Nothing after the line with "import plotly.graph_objects as go" belongs in the copy; extract the lines below from the top through that line, pictures left out.

■ ■ ■ ■ ■

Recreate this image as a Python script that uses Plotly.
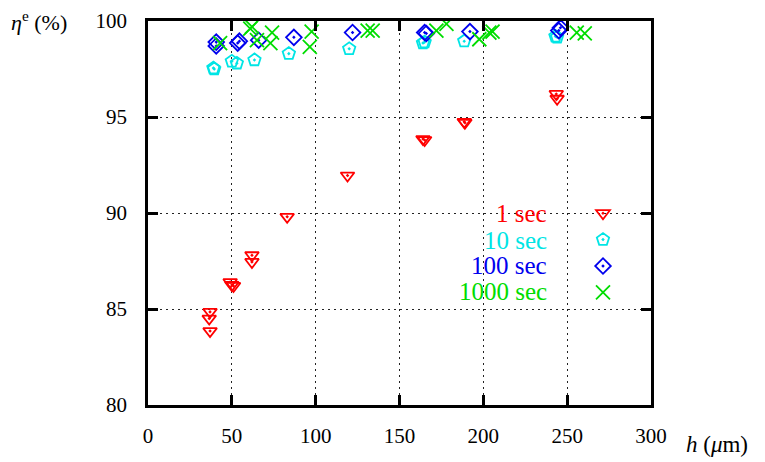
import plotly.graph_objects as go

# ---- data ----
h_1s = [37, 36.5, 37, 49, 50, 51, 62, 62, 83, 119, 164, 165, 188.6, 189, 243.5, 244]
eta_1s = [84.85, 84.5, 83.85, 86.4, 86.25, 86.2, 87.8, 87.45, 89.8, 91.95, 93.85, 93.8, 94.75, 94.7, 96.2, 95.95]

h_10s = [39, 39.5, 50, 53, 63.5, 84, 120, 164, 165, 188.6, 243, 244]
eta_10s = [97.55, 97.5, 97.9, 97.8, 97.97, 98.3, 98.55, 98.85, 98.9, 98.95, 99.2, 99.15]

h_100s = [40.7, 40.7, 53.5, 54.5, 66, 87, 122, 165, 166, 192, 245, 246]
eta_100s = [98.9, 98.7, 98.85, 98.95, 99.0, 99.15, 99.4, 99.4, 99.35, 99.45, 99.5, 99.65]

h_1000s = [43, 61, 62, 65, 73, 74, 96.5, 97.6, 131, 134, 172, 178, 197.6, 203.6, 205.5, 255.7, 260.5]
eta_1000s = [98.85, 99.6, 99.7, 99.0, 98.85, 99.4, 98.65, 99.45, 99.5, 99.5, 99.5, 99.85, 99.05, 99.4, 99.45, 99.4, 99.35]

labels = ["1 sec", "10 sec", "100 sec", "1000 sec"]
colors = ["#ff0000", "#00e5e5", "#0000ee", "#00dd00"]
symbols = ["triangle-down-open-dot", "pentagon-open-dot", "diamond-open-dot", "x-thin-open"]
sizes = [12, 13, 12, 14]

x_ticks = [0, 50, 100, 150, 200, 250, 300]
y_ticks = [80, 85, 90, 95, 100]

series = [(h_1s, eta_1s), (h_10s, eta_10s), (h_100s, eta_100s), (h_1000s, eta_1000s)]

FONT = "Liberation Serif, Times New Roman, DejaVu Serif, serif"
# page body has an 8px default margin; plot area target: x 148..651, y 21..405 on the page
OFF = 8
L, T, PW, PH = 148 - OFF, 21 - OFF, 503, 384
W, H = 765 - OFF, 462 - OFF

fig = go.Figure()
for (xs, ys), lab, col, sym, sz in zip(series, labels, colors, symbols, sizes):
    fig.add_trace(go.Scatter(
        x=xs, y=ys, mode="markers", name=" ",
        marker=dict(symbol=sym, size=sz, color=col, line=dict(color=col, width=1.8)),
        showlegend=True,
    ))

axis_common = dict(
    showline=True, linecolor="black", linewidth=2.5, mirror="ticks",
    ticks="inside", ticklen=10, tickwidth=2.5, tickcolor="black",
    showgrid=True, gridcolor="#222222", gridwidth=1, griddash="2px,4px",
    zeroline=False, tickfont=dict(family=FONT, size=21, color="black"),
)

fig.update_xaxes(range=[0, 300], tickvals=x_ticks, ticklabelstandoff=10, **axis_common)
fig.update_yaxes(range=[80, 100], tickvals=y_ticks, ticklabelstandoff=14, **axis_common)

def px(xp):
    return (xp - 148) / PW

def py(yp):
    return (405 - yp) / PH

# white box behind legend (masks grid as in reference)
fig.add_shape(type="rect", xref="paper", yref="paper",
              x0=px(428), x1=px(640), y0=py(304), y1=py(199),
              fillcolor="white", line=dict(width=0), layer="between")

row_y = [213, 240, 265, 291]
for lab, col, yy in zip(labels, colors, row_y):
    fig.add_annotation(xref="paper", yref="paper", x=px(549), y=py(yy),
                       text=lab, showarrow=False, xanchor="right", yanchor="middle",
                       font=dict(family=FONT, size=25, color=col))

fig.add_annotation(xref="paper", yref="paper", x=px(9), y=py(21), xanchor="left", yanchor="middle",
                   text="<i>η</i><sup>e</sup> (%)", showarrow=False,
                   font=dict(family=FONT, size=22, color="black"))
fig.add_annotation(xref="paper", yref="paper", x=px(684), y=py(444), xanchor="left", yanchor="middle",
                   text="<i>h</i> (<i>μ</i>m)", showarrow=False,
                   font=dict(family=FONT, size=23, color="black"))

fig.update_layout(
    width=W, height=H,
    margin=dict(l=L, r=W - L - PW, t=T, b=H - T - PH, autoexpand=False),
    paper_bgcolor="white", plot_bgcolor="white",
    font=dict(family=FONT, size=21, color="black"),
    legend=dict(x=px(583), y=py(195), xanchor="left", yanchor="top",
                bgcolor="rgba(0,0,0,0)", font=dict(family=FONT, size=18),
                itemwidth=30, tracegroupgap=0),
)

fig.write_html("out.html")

■ ■ ■ ■ ■

### Exercise result:
Recreate this image as a Python script that uses Plotly.
import plotly.graph_objects as go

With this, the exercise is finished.